Even the simplest suggestions for small business owners include learning to value and understand basic accounting tools and financial documents. And the profit and loss statement is paramount among them. Of course, to get there a small business owner has to actually keep good financial records and use something like free accounting software. Then, there's a line between keeping the books and understanding what financial documents say about a business. And as a business grows this difference becomes more important because the act of accounting becomes too time consuming for the head of the business. But even when bookkeeping changes hands, the owner and business head should never delegate the responsibility of interpreting what that information means for the business.
So as a small business owner, if you are already taking the time to look at and interpret your P&L, you're doing at least one thing right. It's not necessary to agonize over these kinds of documents on a weekly basis, but monthly is appropriate. Even if you are the sole employee of your business, you should be making budgeting decisions and planning resource allocation, projecting future income and expenses based on past performance and any possible growth expectations. You can't form these initial estimates and projections, nor figure out how much money you have that can be allocated in a budget, without an understanding of your P&L and revenue streams. And then, you can't look at where you're making and losing money to figure out the right decisions for that budget if you don't have that profit and loss data.
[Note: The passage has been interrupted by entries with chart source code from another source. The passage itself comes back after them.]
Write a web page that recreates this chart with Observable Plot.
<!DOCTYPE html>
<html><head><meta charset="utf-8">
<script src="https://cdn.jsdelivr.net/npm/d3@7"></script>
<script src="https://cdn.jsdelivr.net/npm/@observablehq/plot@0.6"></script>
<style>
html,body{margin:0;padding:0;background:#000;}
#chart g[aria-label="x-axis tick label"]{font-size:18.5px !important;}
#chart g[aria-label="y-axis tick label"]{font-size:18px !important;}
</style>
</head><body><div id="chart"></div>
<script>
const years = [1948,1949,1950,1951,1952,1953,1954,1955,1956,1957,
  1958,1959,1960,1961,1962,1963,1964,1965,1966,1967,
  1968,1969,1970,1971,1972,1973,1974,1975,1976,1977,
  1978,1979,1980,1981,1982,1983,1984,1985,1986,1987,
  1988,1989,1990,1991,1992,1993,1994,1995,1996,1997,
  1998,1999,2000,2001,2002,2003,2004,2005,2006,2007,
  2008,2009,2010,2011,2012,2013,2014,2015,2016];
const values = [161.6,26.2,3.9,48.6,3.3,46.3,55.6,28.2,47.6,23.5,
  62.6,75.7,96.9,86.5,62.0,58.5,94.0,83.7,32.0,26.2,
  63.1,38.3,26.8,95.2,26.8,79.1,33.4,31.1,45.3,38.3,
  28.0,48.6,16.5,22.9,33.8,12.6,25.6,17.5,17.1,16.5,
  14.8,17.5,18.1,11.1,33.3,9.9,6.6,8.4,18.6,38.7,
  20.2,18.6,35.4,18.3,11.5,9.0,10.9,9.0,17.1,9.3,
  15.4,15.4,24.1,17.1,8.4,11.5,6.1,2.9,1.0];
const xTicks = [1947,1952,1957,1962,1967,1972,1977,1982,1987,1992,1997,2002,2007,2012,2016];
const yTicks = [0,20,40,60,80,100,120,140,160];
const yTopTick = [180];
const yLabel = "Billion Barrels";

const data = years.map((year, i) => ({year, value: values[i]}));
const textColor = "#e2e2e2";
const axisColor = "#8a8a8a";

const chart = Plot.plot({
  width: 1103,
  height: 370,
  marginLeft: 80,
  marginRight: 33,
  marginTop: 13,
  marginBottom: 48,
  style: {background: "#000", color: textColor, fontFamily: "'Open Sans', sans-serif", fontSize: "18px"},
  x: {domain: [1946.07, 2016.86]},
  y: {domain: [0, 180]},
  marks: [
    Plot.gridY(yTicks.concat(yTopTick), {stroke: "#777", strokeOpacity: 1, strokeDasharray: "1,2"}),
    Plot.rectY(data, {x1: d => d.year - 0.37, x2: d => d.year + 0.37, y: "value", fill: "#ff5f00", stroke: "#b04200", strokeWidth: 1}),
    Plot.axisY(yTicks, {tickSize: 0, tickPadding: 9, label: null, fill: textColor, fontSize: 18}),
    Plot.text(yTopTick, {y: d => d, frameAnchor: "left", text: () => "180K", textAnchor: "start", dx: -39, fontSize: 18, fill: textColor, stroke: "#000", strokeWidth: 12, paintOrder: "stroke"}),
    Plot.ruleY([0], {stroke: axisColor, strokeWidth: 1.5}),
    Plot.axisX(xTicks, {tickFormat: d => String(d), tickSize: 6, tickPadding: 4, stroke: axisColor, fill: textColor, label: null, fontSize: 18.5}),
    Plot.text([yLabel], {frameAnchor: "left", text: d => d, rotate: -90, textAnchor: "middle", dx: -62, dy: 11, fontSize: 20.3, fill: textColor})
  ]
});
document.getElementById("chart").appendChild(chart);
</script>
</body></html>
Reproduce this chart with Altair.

It's clear that a P&L statement is a powerful accounting tool that a business of any size can benefit from. If you have costs and income, you can make one and analyze what you're doing to find inefficiencies to leave behind and underexploited opportunities. Although the profit and loss statement is a reflective tool - it only gives you concrete numbers about what has already happened - that is enough. In fact, compared to what a business owner who is making all her production, purchasing, and marketing decisions based on gut and a vague sense of what's going on, it's more than enough. It's superior.